Kritik muß sich die neue BMW K 1200 RS nur wenig gefallen lassen. Ins Klo gegriffen haben die Designer auf jeden Fall mit der Wahl der Rückspiegel. Können sie den Praktiker durch ihre Funktionalität noch erfreuen, so fragt sich der Ästhet, warum diese nicht in die Blinker integriert wurden. Die unaufdringlichen Kofferträger, die an unserer Maschine montiert waren, gehen ja noch als optisch genial durch, bei der Gepäckbrücke haben es die Designer dann aber doch zu gut gemeint. Das Teil ist für eine vernünftige Gepäckunterbringung schlicht zu schmal. Stattdessen hätten sie vieleicht das nüchterne Cockpit etwas aufpeppen können. Aber wenigstens kommt dieses seiner Aufgabe – der vollständigen Information des Fahrers – ohne Schwierigkeiten nach. Kleine Fahrer werden durch den hochbauenden Tank Probleme bei der Montage eines Tank-rucksackes bekommen. Außerdem nervte unsere Testmaschine zeitweilig mit Klappergeräuschen der Verkleidung beim Beschleunigen aus niedrigen Drehzahlen. Die Suche nach deren Quelle überließen wir aber der Werkstatt…
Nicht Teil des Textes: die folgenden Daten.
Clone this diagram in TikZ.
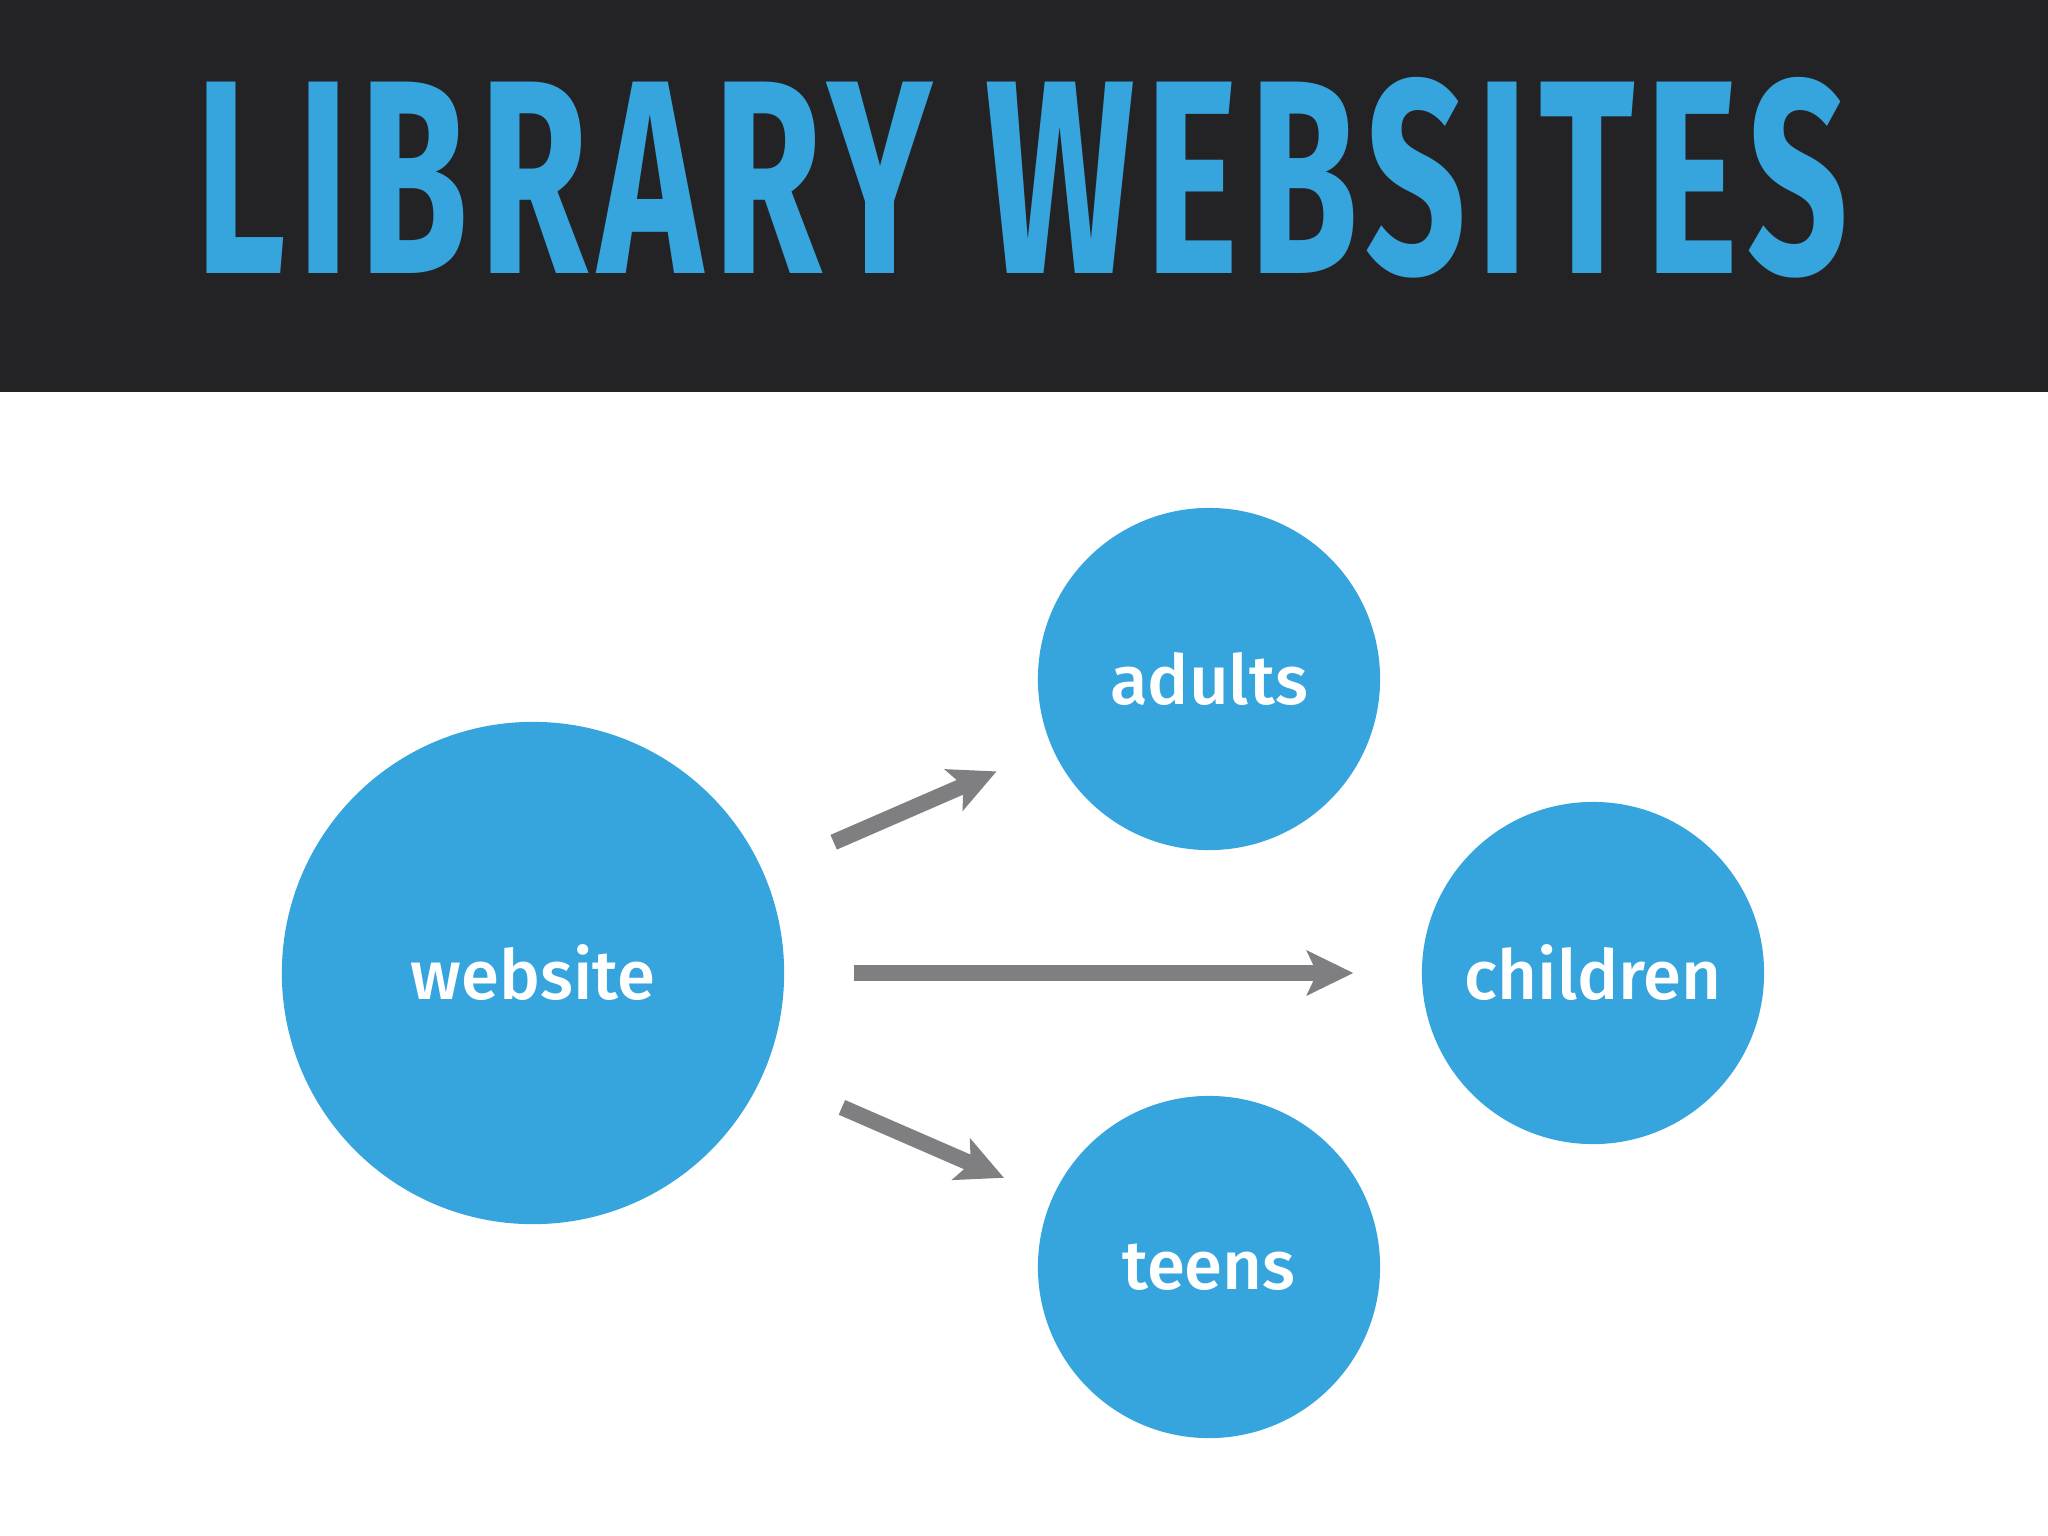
\documentclass[tikz,border=0pt]{standalone}
\usepackage{fontspec}
\setmainfont{Fira Sans Medium}
\newfontfamily\titlefont[LetterSpace=6]{Fira Sans}
\usetikzlibrary{arrows.meta}
\definecolor{bandblack}{HTML}{232224}
\definecolor{bubbleblue}{HTML}{36A4DD}
\definecolor{arrowgray}{HTML}{7F7E80}

\begin{document}
\begin{tikzpicture}[x=0.01cm, y=-0.01cm,
		bubble/.style={circle, fill=bubbleblue, text=white, inner sep=0pt, font=\fontsize{19.6}{24}\selectfont},
		link/.style={draw=arrowgray, line width=0.16cm, -{Stealth[length=0.47cm, width=0.46cm, inset=0.11cm, line width=0pt]}}]
				\useasboundingbox (0,0) rectangle (2048,1536);
				\fill[white] (0,0) rectangle (2048,1536);
				\fill[bandblack] (0,0) rectangle (2048,392);
				
				\node[text=bubbleblue, inner sep=0pt] (title) at (1022,178) {\resizebox{16.51cm}{1.96cm}{\titlefont\bfseries LIBRARY WEBSITES}};
				
				\node[bubble, minimum size=5.02cm] (website) at (533,973) {website};
				\node[bubble, minimum size=3.42cm] (adults) at (1209,679) {adults};
				\node[bubble, minimum size=3.42cm] (children) at (1593,973) {children};
				\node[bubble, minimum size=3.42cm] (teens) at (1209,1267) {teens};
				
				\draw[link, shorten <=0.76cm, shorten >=0.60cm] (website) -- (adults);
				\draw[link, shorten <=0.69cm, shorten >=0.68cm] (website) -- (children);
				\draw[link, shorten <=0.85cm, shorten >=0.52cm] (website) -- (teens);
			\end{tikzpicture}
\end{document}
27.859 DM kostet die BMW K 1200 RS. Damit ist sie nicht gerade für jedermann erschwinglich. Aber auch wenn sie nicht billig ist, preiswert ist sie im direkten Vergleich mit japanischen Motorrädern doch. Abgesehen von der Tatsache, daß diese kein Motorrad in der beschriebenen Ausstattung liefern, wäre die BMW bei japanermäßiger Ausstattung (die natürlich auch nicht lieferbar ist) eher etwas billiger als diese. Aber wer will schon wenig, wenn er alles haben kann. Es ließe sich noch eine Menge mehr über die neue BMW schreiben, doch würde das den Rahmen sprengen. Schließlich ermöglicht jeder BMW-Händler Probefahrten.
Kommen wir also zum Schlußwort. Die Wachablösung der alten K 1100 RS ist mehr als gelungen, der Fortschritt deutlich spürbar. Motor und Fahrwerk der neuen K 1200 RS lassen schon Vorfreude auf die zu erwartende Luxustourerversion aufkommen. Auf ein Naked Bike, so wie es die K früher schon einmal gab, werden wir aber wohl leider verzichten müssen.